» **Task instructions**: Give the data below again exactly as it stands. Omit the pictures.

————————

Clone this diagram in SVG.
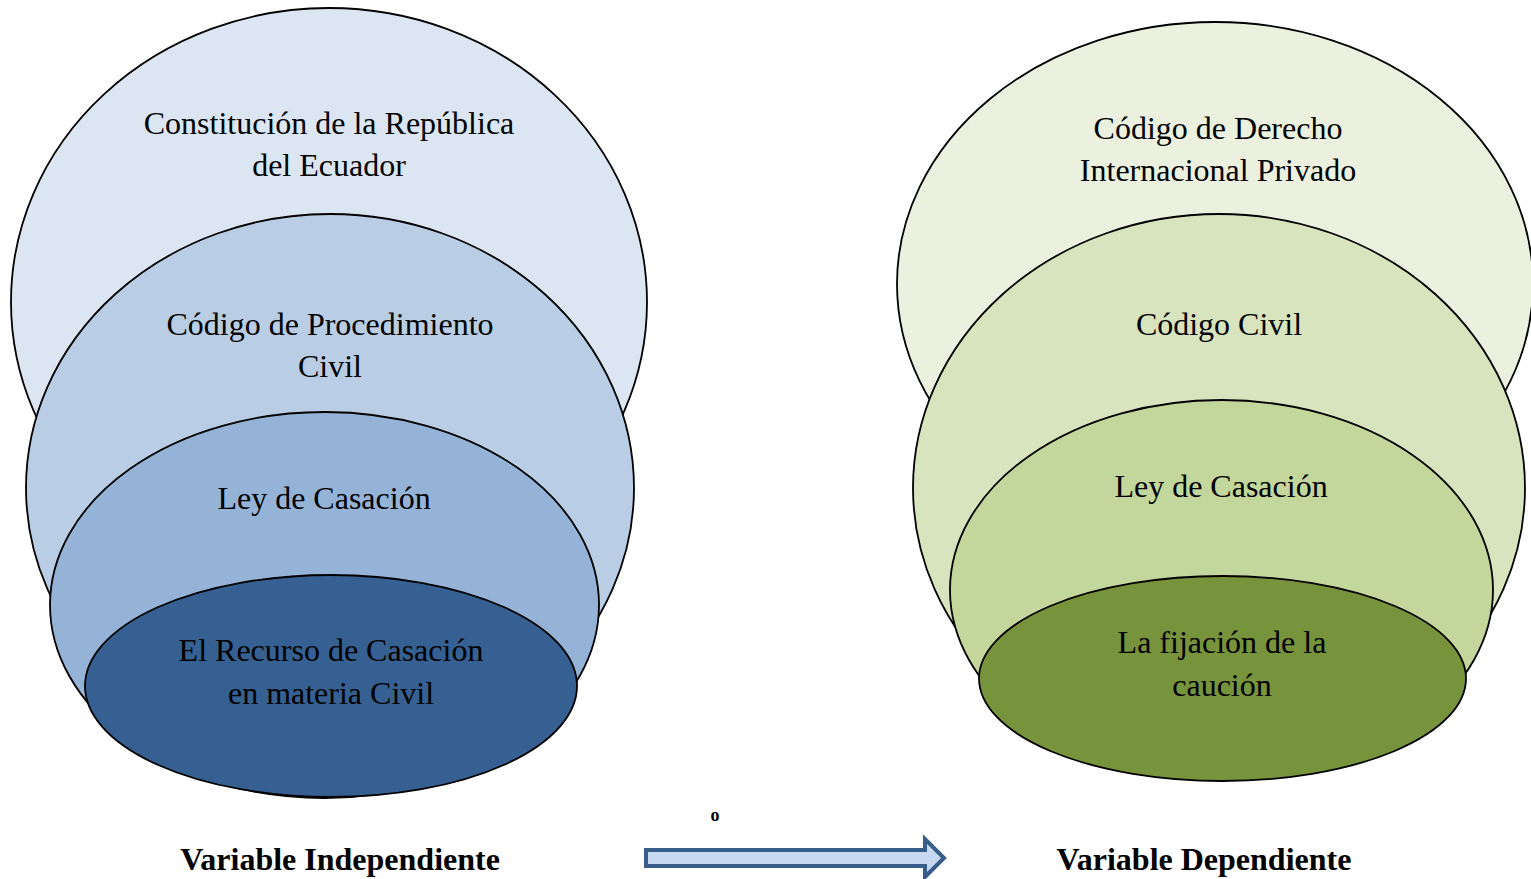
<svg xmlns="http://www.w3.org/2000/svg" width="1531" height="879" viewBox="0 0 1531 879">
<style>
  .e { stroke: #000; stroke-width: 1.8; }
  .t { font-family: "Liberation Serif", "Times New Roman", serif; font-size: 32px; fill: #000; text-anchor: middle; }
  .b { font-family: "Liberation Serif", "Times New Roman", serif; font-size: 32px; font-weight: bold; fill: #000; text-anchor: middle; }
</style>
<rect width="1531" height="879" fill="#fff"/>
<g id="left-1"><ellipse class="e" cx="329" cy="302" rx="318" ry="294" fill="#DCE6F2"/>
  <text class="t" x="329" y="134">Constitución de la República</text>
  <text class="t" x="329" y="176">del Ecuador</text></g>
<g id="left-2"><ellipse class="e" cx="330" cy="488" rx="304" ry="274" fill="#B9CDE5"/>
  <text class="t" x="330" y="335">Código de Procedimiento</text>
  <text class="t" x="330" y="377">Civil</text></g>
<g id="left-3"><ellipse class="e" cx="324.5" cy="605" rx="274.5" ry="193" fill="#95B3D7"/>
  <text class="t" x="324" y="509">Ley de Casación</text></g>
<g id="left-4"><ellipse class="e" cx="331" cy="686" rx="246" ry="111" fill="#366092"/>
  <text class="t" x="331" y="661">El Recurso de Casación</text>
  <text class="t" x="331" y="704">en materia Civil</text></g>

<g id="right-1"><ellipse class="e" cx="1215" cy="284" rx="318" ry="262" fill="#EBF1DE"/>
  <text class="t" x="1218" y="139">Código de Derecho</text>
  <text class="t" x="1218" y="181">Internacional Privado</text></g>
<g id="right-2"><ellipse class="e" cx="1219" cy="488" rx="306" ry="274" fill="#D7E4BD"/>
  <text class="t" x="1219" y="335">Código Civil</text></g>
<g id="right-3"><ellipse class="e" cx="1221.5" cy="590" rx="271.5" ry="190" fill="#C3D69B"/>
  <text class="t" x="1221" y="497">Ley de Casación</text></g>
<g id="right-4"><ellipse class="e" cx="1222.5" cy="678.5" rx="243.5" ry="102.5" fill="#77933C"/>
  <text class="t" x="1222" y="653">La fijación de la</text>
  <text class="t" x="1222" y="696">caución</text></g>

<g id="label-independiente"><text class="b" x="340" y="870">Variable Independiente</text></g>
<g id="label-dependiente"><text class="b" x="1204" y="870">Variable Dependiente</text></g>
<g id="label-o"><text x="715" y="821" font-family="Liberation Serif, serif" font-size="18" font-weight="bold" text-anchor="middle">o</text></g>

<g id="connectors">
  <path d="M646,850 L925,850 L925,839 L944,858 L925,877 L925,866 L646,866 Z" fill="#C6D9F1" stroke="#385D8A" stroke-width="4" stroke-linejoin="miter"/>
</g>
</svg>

————————

» **Answer below**:
Clone this diagram in SVG.
<svg xmlns="http://www.w3.org/2000/svg" width="1531" height="879" viewBox="0 0 1531 879">
<style>
  .e { stroke: #000; stroke-width: 1.8; }
  .t { font-family: "Liberation Serif", "Times New Roman", serif; font-size: 32px; fill: #000; text-anchor: middle; }
  .b { font-family: "Liberation Serif", "Times New Roman", serif; font-size: 32px; font-weight: bold; fill: #000; text-anchor: middle; }
</style>
<rect width="1531" height="879" fill="#fff"/>
<g id="left-1"><ellipse class="e" cx="329" cy="302" rx="318" ry="294" fill="#DCE6F2"/>
  <text class="t" x="329" y="134">Constitución de la República</text>
  <text class="t" x="329" y="176">del Ecuador</text></g>
<g id="left-2"><ellipse class="e" cx="330" cy="488" rx="304" ry="274" fill="#B9CDE5"/>
  <text class="t" x="330" y="335">Código de Procedimiento</text>
  <text class="t" x="330" y="377">Civil</text></g>
<g id="left-3"><ellipse class="e" cx="324.5" cy="605" rx="274.5" ry="193" fill="#95B3D7"/>
  <text class="t" x="324" y="509">Ley de Casación</text></g>
<g id="left-4"><ellipse class="e" cx="331" cy="686" rx="246" ry="111" fill="#366092"/>
  <text class="t" x="331" y="661">El Recurso de Casación</text>
  <text class="t" x="331" y="704">en materia Civil</text></g>

<g id="right-1"><ellipse class="e" cx="1215" cy="284" rx="318" ry="262" fill="#EBF1DE"/>
  <text class="t" x="1218" y="139">Código de Derecho</text>
  <text class="t" x="1218" y="181">Internacional Privado</text></g>
<g id="right-2"><ellipse class="e" cx="1219" cy="488" rx="306" ry="274" fill="#D7E4BD"/>
  <text class="t" x="1219" y="335">Código Civil</text></g>
<g id="right-3"><ellipse class="e" cx="1221.5" cy="590" rx="271.5" ry="190" fill="#C3D69B"/>
  <text class="t" x="1221" y="497">Ley de Casación</text></g>
<g id="right-4"><ellipse class="e" cx="1222.5" cy="678.5" rx="243.5" ry="102.5" fill="#77933C"/>
  <text class="t" x="1222" y="653">La fijación de la</text>
  <text class="t" x="1222" y="696">caución</text></g>

<g id="label-independiente"><text class="b" x="340" y="870">Variable Independiente</text></g>
<g id="label-dependiente"><text class="b" x="1204" y="870">Variable Dependiente</text></g>
<g id="label-o"><text x="715" y="821" font-family="Liberation Serif, serif" font-size="18" font-weight="bold" text-anchor="middle">o</text></g>

<g id="connectors">
  <path d="M646,850 L925,850 L925,839 L944,858 L925,877 L925,866 L646,866 Z" fill="#C6D9F1" stroke="#385D8A" stroke-width="4" stroke-linejoin="miter"/>
</g>
</svg>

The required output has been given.